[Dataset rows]

[Start]

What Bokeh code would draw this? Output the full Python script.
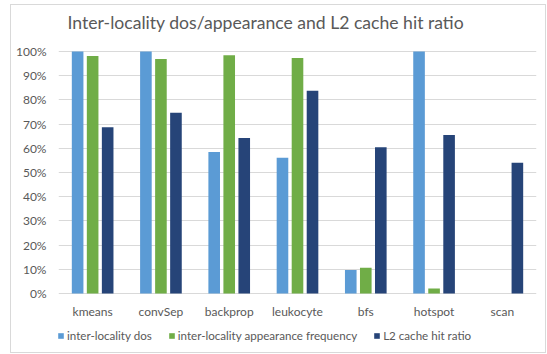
from bokeh.plotting import figure
from bokeh.models import (FactorRange, Range1d, NumeralTickFormatter, FixedTicker,
                          Legend, LegendItem, Label, ColumnDataSource)
from bokeh.transform import dodge
from bokeh.embed import file_html
from bokeh.resources import INLINE

categories = ["kmeans", "convSep", "backprop", "leukocyte", "bfs", "hotspot", "scan"]
dos = [1.00, 1.00, 0.585, 0.561, 0.097, 1.00, 0.0]
appearance = [0.981, 0.969, 0.985, 0.973, 0.106, 0.021, 0.0]
l2_hit = [0.687, 0.747, 0.643, 0.838, 0.604, 0.655, 0.540]
series_names = ["inter-locality dos", "inter-locality appearance frequency", "L2 cache hit ratio"]
colors = ["#5B9BD5", "#70AD47", "#264478"]
y_ticks = [i / 10 for i in range(11)]
title_text = "Inter-locality dos/appearance and L2 cache hit ratio"

FONT = "Lato"
TXT = "#595959"

src = ColumnDataSource(dict(cat=categories, dos=dos, app=appearance, l2=l2_hit))

g = "linear-gradient(#D9D9D9,#D9D9D9)"
border_bg = (f"{g} 10px 4px / 536px 1px no-repeat, {g} 10px 352px / 536px 1px no-repeat, "
             f"{g} 10px 4px / 1px 349px no-repeat, {g} 545px 4px / 1px 349px no-repeat, #ffffff")

# frame covers y = 0..352 px; 0% sits at 293 px, 100% at 51 px
PX = 242.0
p = figure(width=547, height=354, x_range=FactorRange(*categories, range_padding=0),
           y_range=Range1d(-(352 - 293) / PX, 1 + 51 / PX),
           output_backend="svg", toolbar_location=None,
           min_border_left=58, min_border_right=11, min_border_top=0, min_border_bottom=2,
           styles={"background": border_bg})
p.title_location = None
p.outline_line_color = None
p.background_fill_alpha = 0
p.border_fill_alpha = 0

r1 = p.vbar(x=dodge("cat", -0.22, range=p.x_range), top="dos", width=0.17, source=src,
            fill_color=colors[0], line_color=None)
r2 = p.vbar(x=dodge("cat", 0.0, range=p.x_range), top="app", width=0.17, source=src,
            fill_color=colors[1], line_color=None)
r3 = p.vbar(x=dodge("cat", 0.22, range=p.x_range), top="l2", width=0.17, source=src,
            fill_color=colors[2], line_color=None)

p.xgrid.grid_line_color = None
p.ygrid.grid_line_color = "#D9D9D9"
p.ygrid.ticker = FixedTicker(ticks=y_ticks)

p.yaxis.ticker = FixedTicker(ticks=y_ticks)
p.yaxis.formatter = NumeralTickFormatter(format="0%")
for ax in (p.xaxis[0], p.yaxis[0]):
    ax.axis_line_color = None
    ax.major_tick_line_color = None
    ax.minor_tick_line_color = None
    ax.major_tick_out = 0
    ax.major_tick_in = 0
    ax.major_label_text_font = FONT
    ax.major_label_text_font_size = "12px"
    ax.major_label_text_color = TXT
p.yaxis.major_label_standoff = 12
# category axis drawn inside the frame just under the 0% line
p.xaxis.major_label_standoff = -15
p.xaxis.fixed_location = -(318 - 293) / PX

p.add_layout(Label(x=0.132, y=1 + (51 - 22) / PX, text=title_text, text_align="left",
                   text_baseline="middle", text_font=FONT, text_font_size="17.6px",
                   text_color=TXT))

legend = Legend(items=[LegendItem(label=series_names[0], renderers=[r1]),
                       LegendItem(label=series_names[1], renderers=[r2]),
                       LegendItem(label=series_names[2], renderers=[r3])],
                orientation="horizontal", location=(-1, 10), glyph_width=7, glyph_height=7,
                label_standoff=3, spacing=16, padding=0, margin=0,
                border_line_color=None, background_fill_alpha=0,
                label_text_font=FONT, label_text_font_size="11.6px", label_text_color=TXT)
p.add_layout(legend, "center")

open("out.html", "w").write(file_html(p, INLINE))
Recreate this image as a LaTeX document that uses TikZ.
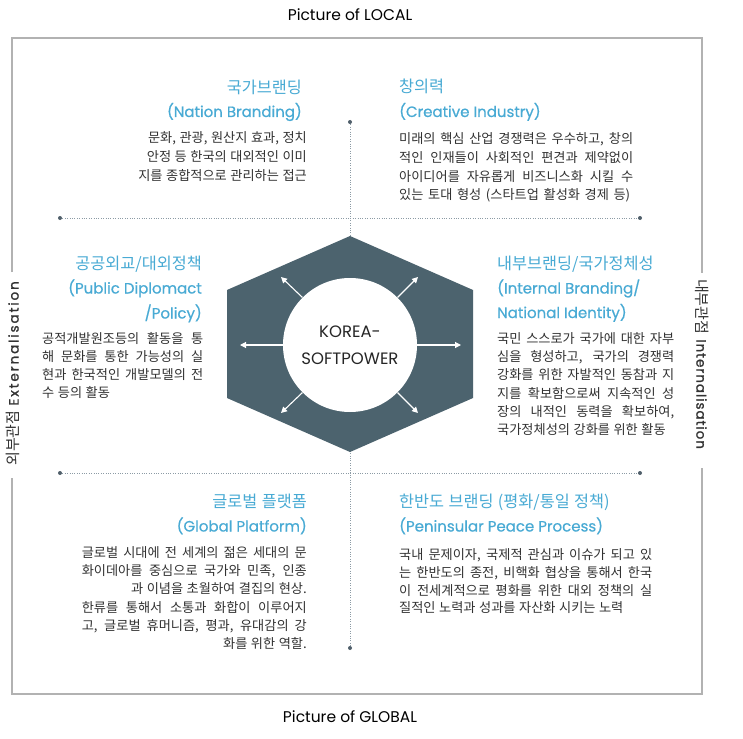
\documentclass[tikz,border=0pt]{standalone}
\usepackage{fontspec}
\setmainfont{Poppins}
\newfontfamily\kr[WordSpace=1.2]{Noto Sans CJK KR}
\newfontfamily\popsbL[FakeBold=1.2,LetterSpace=14]{Poppins}
\newfontfamily\popsbR[FakeBold=1.2,LetterSpace=7]{Poppins}
\newfontfamily\pophd[FakeBold=0.5]{Poppins}
\usetikzlibrary{arrows.meta}
\definecolor{hexcol}{RGB}{76,99,110}
\definecolor{headcol}{RGB}{72,170,212}
\definecolor{bodycol}{RGB}{50,50,50}
\definecolor{framecol}{RGB}{178,178,178}
\definecolor{dotcol}{RGB}{140,155,165}
\definecolor{dotend}{RGB}{80,95,107}
\newcommand\jline[2]{\makebox[#1pt][s]{#2}}
\begin{document}
\begin{tikzpicture}[x=1pt,y=-1pt,
  bodyE/.style={font=\kr\fontsize{13.2}{18}\selectfont, text=bodycol, inner sep=0pt, anchor=base east},
  bodyW/.style={font=\kr\fontsize{13.2}{18}\selectfont, text=bodycol, inner sep=0pt, anchor=base west},
  hkE/.style={font=\kr\fontsize{16.3}{18}\selectfont, text=headcol, inner sep=0pt, anchor=base east},
  hkW/.style={font=\kr\fontsize{16.3}{18}\selectfont, text=headcol, inner sep=0pt, anchor=base west},
  heE/.style={font=\pophd\fontsize{15}{17}\selectfont, text=headcol, inner sep=0pt, anchor=base east},
  heW/.style={font=\pophd\fontsize{15}{17}\selectfont, text=headcol, inner sep=0pt, anchor=base west},
  frame/.style={draw=framecol, line width=1.2pt},
  dotline/.style={draw=dotcol, line width=0.8pt, dash pattern=on 0.8pt off 1.6pt},
  dotendpt/.style={fill=dotend},
  arr/.style={draw=white, line width=1.1pt, -{Triangle[length=6pt,width=6pt]}},
  side/.style={inner sep=0pt, text=bodycol},
  title/.style={font=\fontsize{15.5}{18}\selectfont, text=black, inner sep=0pt, anchor=base}
]
\useasboundingbox[fill=white] (0,0) rectangle (743,738);

% frame with gaps for the side labels
\draw[frame] (12,272) -- (12,38) -- (702,38) -- (702,273);
\draw[frame] (702,468) -- (702,694) -- (12,694) -- (12,478);
\node[side, rotate=90] (lside) at (13,373.5) {{\kr\fontsize{15}{17}\selectfont 외부관점}\hspace{5pt}{\popsbL\fontsize{13.5}{17}\selectfont Externalisation}};
\node[side, rotate=-90] (rside) at (702,364) {{\kr\fontsize{15}{17}\selectfont 내부관점}\hspace{5pt}{\popsbR\fontsize{13.5}{17}\selectfont Internalisation}};

% titles
\node[title] (local) at (350,20.5) {Picture of LOCAL};
\node[title] (global) at (350,722) {Picture of GLOBAL};

% dotted axes
\coordinate (h1a) at (60,218); \coordinate (h1b) at (640,218);
\coordinate (h2a) at (60,473); \coordinate (h2b) at (640,473);
\coordinate (v1a) at (350,122); \coordinate (v1b) at (350,648);
\draw[dotline] (h1a) -- (h1b);
\draw[dotline] (h2a) -- (h2b);
\draw[dotline] (v1a) -- (v1b);
\foreach \p in {h1a,h1b,h2a,h2b,v1a,v1b} \fill[dotendpt] (\p) circle (2);

% hexagon
\fill[hexcol] (350,236) -- (473,290) -- (473,398) -- (350,452) -- (227,398) -- (227,290) -- cycle;
\node[circle, fill=white, minimum size=134pt, inner sep=0pt, align=center,
      font=\fontsize{16.5}{27}\selectfont, text=black!85] (c) at (350,345) {KOREA-\\SOFTPOWER};
\coordinate (aL) at (240,345); \coordinate (aR) at (461,345);
\coordinate (aUL) at (281,277); \coordinate (aUR) at (418,277);
\coordinate (aDL) at (281,413); \coordinate (aDR) at (418,413);
\draw[arr] (c.180) -- (aL);
\draw[arr] (c.0) -- (aR);
\draw[arr] (c.135) -- (aUL);
\draw[arr] (c.45) -- (aUR);
\draw[arr] (c.225) -- (aDL);
\draw[arr] (c.315) -- (aDR);

% top-left
\node[hkE] (tlk) at (302,94) {국가브랜딩};
\node[heE] (tle) at (302,117) {(Nation Branding)};
\node[bodyE] (tl1) at (307,142.5) {문화, 관광, 원산지 효과, 정치};
\node[bodyE] (tl2) at (307,161.5) {안정 등 한국의 대외적인 이미};
\node[bodyE] (tl3) at (307,180.5) {지를 종합적으로 관리하는 접근};

% top-right
\node[hkW] (trk) at (399,92.5) {창의력};
\node[heW] (tre) at (399,117) {(Creative Industry)};
\node[bodyW] (tr1) at (399,143) {\jline{234}{미래의 핵심 산업 경쟁력은 우수하고, 창의}};
\node[bodyW] (tr2) at (399,162) {\jline{234}{적인 인재들이 사회적인 편견과 제약없이}};
\node[bodyW] (tr3) at (399,181) {\jline{234}{아이디어를 자유롭게 비즈니스화 시킬 수}};
\node[bodyW] (tr4) at (399,199.5) {\jline{231}{있는 토대 형성 (스타트업 활성화 경제 등)}};

% middle-left
\node[hkE] (mlk) at (202,269) {공공외교/대외정책};
\node[heE] (mle1) at (202,293.5) {(Public Diplomact};
\node[heE] (mle2) at (202,318.5) {/Policy)};
\node[bodyW] (ml1) at (42,343) {\jline{161}{공적개발원조등의 활동을 통}};
\node[bodyW] (ml2) at (42,361) {\jline{161}{해 문화를 통한 가능성의 실}};
\node[bodyW] (ml3) at (42,379) {\jline{161}{현과 한국적인 개발모델의 전}};
\node[bodyW] (ml4) at (42,397) {수 등의 활동};

% middle-right
\node[hkW] (mrk) at (497,269) {내부브랜딩/국가정체성};
\node[heW] (mre1) at (497,293.5) {(Internal Branding/};
\node[heW] (mre2) at (497,318) {National Identity)};
\node[bodyW] (mr1) at (497,343) {\jline{177}{국민 스스로가 국가에 대한 자부}};
\node[bodyW] (mr2) at (497,361.3) {\jline{177}{심을 형성하고, 국가의 경쟁력}};
\node[bodyW] (mr3) at (497,379.6) {\jline{177}{강화를 위한 자발적인 동참과 지}};
\node[bodyW] (mr4) at (497,398) {\jline{177}{지를 확보함으로써 지속적인 성}};
\node[bodyW] (mr5) at (497,416.3) {\jline{177}{장의 내적인 동력을 확보하여,}};
\node[bodyW] (mr6) at (497,434.6) {국가정체성의 강화를 위한 활동};

% bottom-left
\node[hkE] (blk) at (307,507) {글로벌 플랫폼};
\node[heE] (ble) at (307,531.5) {(Global Platform)};
\node[bodyE] (bl1) at (307,557) {\jline{225}{글로벌 시대에 전 세계의 젊은 세대의 문}};
\node[bodyE] (bl2) at (307,575.3) {\jline{225}{화이데아를 중심으로 국가와 민족, 인종}};
\node[bodyE] (bl3) at (307,593.6) {과 이념을 초월하여 결집의 현상.};
\node[bodyE] (bl4) at (307,612) {\jline{225}{한류를 통해서 소통과 화합이 이루어지}};
\node[bodyE] (bl5) at (307,630.3) {\jline{225}{고, 글로벌 휴머니즘, 평과, 유대감의 강}};
\node[bodyE] (bl6) at (307,648.6) {화를 위한 역할.};

% bottom-right
\node[hkW] (brk) at (399,507) {한반도 브랜딩 (평화/통일 정책)};
\node[heW] (bre) at (399,531.5) {(Peninsular Peace Process)};
\node[bodyW] (br1) at (399,559) {\jline{253}{국내 문제이자, 국제적 관심과 이슈가 되고 있}};
\node[bodyW] (br2) at (399,577) {\jline{253}{는 한반도의 종전, 비핵화 협상을 통해서 한국}};
\node[bodyW] (br3) at (399,595) {\jline{253}{이 전세계적으로 평화를 위한 대외 정책의 실}};
\node[bodyW] (br4) at (399,612.7) {질적인 노력과 성과를 자산화 시키는 노력};
\end{tikzpicture}
\end{document}
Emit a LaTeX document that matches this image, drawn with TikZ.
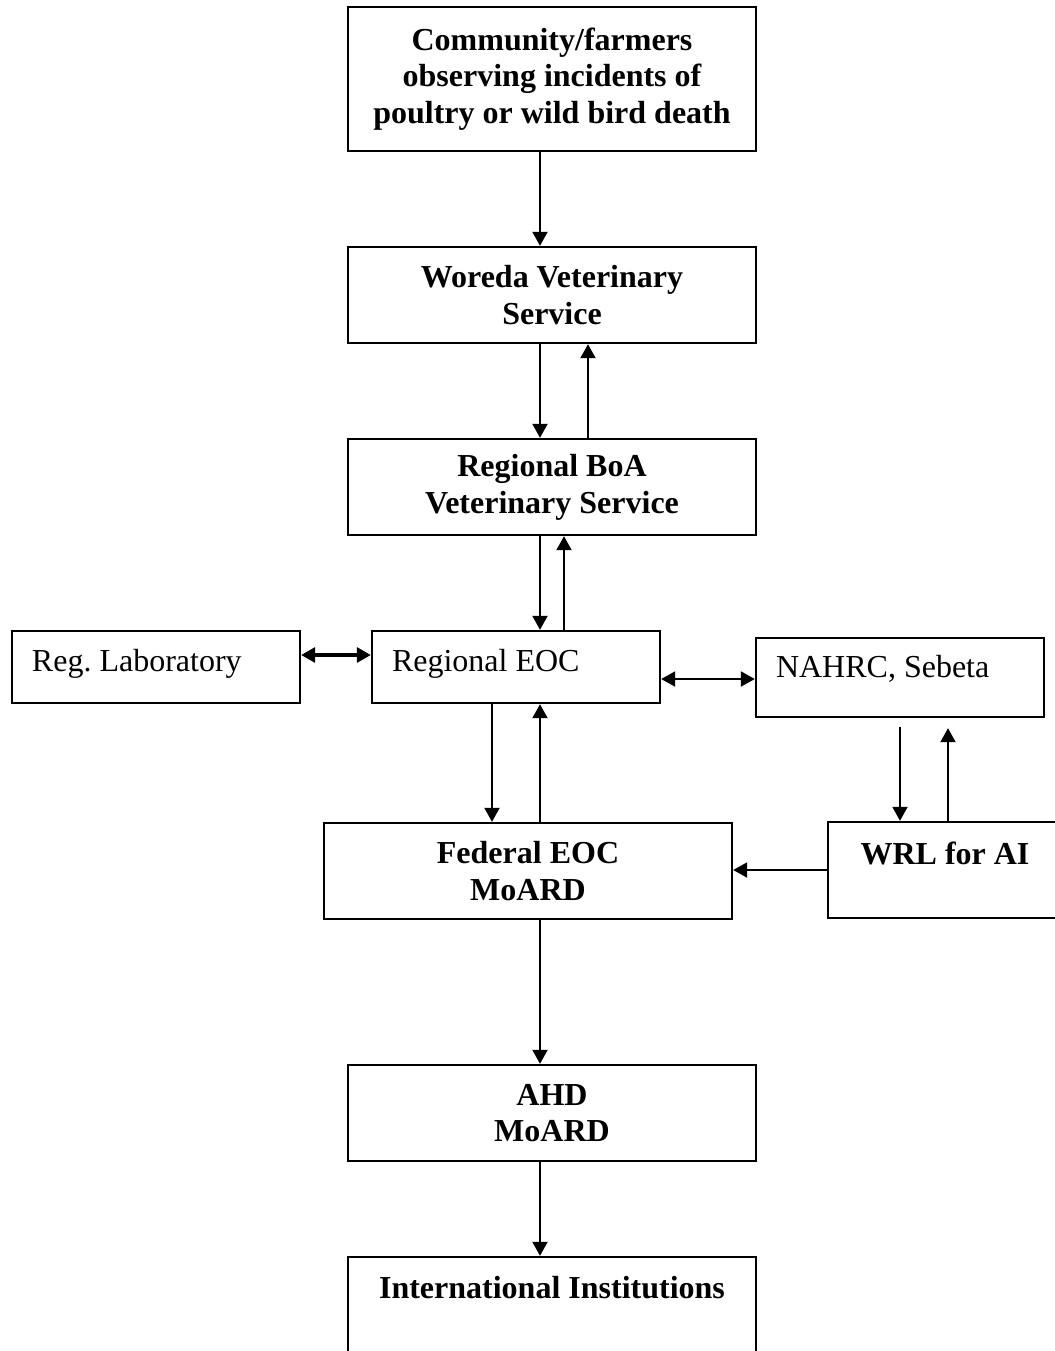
\documentclass[tikz,border=0pt]{standalone}
\usepackage{fontspec}
\setmainfont{Liberation Serif}
\usepackage{tikz}
\usetikzlibrary{arrows.meta}
\newcommand{\boxfont}{\fontsize{16pt}{18.4pt}\selectfont\frenchspacing}

\begin{document}
\begin{tikzpicture}[
			x=0.5pt, y=-0.5pt,
			box/.style={draw, line width=1.2pt, minimum width=204pt, minimum height=48pt, align=center, font=\boxfont\bfseries},
			side/.style={draw, line width=1.2pt, minimum width=144pt, minimum height=36pt, inner xsep=10pt, text width=124pt, align=flush left, font=\boxfont, text height=11pt},
			link/.style={line width=1pt, -{Triangle[length=7pt, width=7.5pt]}},
			twoway/.style={line width=1pt, {Triangle[length=7pt, width=7.5pt]}-{Triangle[length=7pt, width=7.5pt]}}
		]
		\path[use as bounding box] (0,0) rectangle (1055,1351);
		\clip (0,0) rectangle (1055,1351);

		\node[box, minimum height=72pt] (1) at (552,79) {Community/farmers\\observing incidents of\\poultry or wild bird death};
		\node[box] (2) at (552,295) {Woreda Veterinary\\Service};
		\node[box] (3) at (552,487) {Regional BoA\\Veterinary Service};
		\node[side, text depth=6.9pt] (4) at (156,667) {Reg. Laboratory};
		\node[side, text depth=6.9pt] (5) at (516,667) {Regional EOC};
		\node[side, minimum height=39.5pt, text depth=11pt] (6) at (900,677.5) {NAHRC, Sebeta};
		\node[box] (7) at (528,871) {Federal EOC\\MoARD};
		\node[box, minimum width=117pt, text height=11pt, text depth=16.9pt] (8) at (945,870) {WRL for AI};
		\node[box] (9) at (552,1113) {AHD\\MoARD};
		\node[box, text height=11pt, text depth=17.9pt] (10) at (552,1305) {International Institutions};

		% reporting chain
		\draw[link] ([xshift=-6pt]1.south) -- ([xshift=-6pt]2.north);
		\draw[link] ([xshift=-6pt]2.south) -- ([xshift=-6pt]3.north);
		\draw[link] ([xshift=18pt]3.north) -- ([xshift=18pt]2.south);
		\draw[link] ([xshift=-6pt]3.south) -- ([xshift=-6pt]3.south |- 5.north);
		\draw[link] ([xshift=24pt]5.north) -- ([xshift=24pt]5.north |- 3.south);
		\draw[link] ([xshift=-12pt]5.south) -- ([xshift=-12pt]5.south |- 7.north);
		\draw[link] ([xshift=6pt]7.north) -- ([xshift=6pt]7.north |- 5.south);
		\draw[link] ([xshift=6pt]7.south) -- ([xshift=6pt]7.south |- 9.north);
		\draw[link] ([xshift=-6pt]9.south) -- ([xshift=-6pt]10.north);

		% laboratories
		\draw[twoway, line width=1.6pt] ([yshift=6pt]4.east) -- ([yshift=6pt]5.west);
		\draw[twoway] ([yshift=-6pt]5.east) -- ([yshift=-6pt]5.east -| 6.west);
		\draw[link, shorten <=4.5pt] (6.south) -- (6.south |- 8.north);
		\draw[link, shorten >=5pt] ([xshift=1.5pt]8.north) -- ([xshift=1.5pt]8.north |- 6.south);
		\draw[link] (8.west) -- (8.west -| 7.east);
	\end{tikzpicture}
\end{document}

[End]

**Exercise details**
Write out each line of the listing above, exactly, from its first line to the line holding "p.border_fill_alpha = 0", inclusive. Skip the pictures.

**Task solution**
What Bokeh code would draw this? Output the full Python script.
from bokeh.plotting import figure
from bokeh.models import (FactorRange, Range1d, NumeralTickFormatter, FixedTicker,
                          Legend, LegendItem, Label, ColumnDataSource)
from bokeh.transform import dodge
from bokeh.embed import file_html
from bokeh.resources import INLINE

categories = ["kmeans", "convSep", "backprop", "leukocyte", "bfs", "hotspot", "scan"]
dos = [1.00, 1.00, 0.585, 0.561, 0.097, 1.00, 0.0]
appearance = [0.981, 0.969, 0.985, 0.973, 0.106, 0.021, 0.0]
l2_hit = [0.687, 0.747, 0.643, 0.838, 0.604, 0.655, 0.540]
series_names = ["inter-locality dos", "inter-locality appearance frequency", "L2 cache hit ratio"]
colors = ["#5B9BD5", "#70AD47", "#264478"]
y_ticks = [i / 10 for i in range(11)]
title_text = "Inter-locality dos/appearance and L2 cache hit ratio"

FONT = "Lato"
TXT = "#595959"

src = ColumnDataSource(dict(cat=categories, dos=dos, app=appearance, l2=l2_hit))

g = "linear-gradient(#D9D9D9,#D9D9D9)"
border_bg = (f"{g} 10px 4px / 536px 1px no-repeat, {g} 10px 352px / 536px 1px no-repeat, "
             f"{g} 10px 4px / 1px 349px no-repeat, {g} 545px 4px / 1px 349px no-repeat, #ffffff")

# frame covers y = 0..352 px; 0% sits at 293 px, 100% at 51 px
PX = 242.0
p = figure(width=547, height=354, x_range=FactorRange(*categories, range_padding=0),
           y_range=Range1d(-(352 - 293) / PX, 1 + 51 / PX),
           output_backend="svg", toolbar_location=None,
           min_border_left=58, min_border_right=11, min_border_top=0, min_border_bottom=2,
           styles={"background": border_bg})
p.title_location = None
p.outline_line_color = None
p.background_fill_alpha = 0
p.border_fill_alpha = 0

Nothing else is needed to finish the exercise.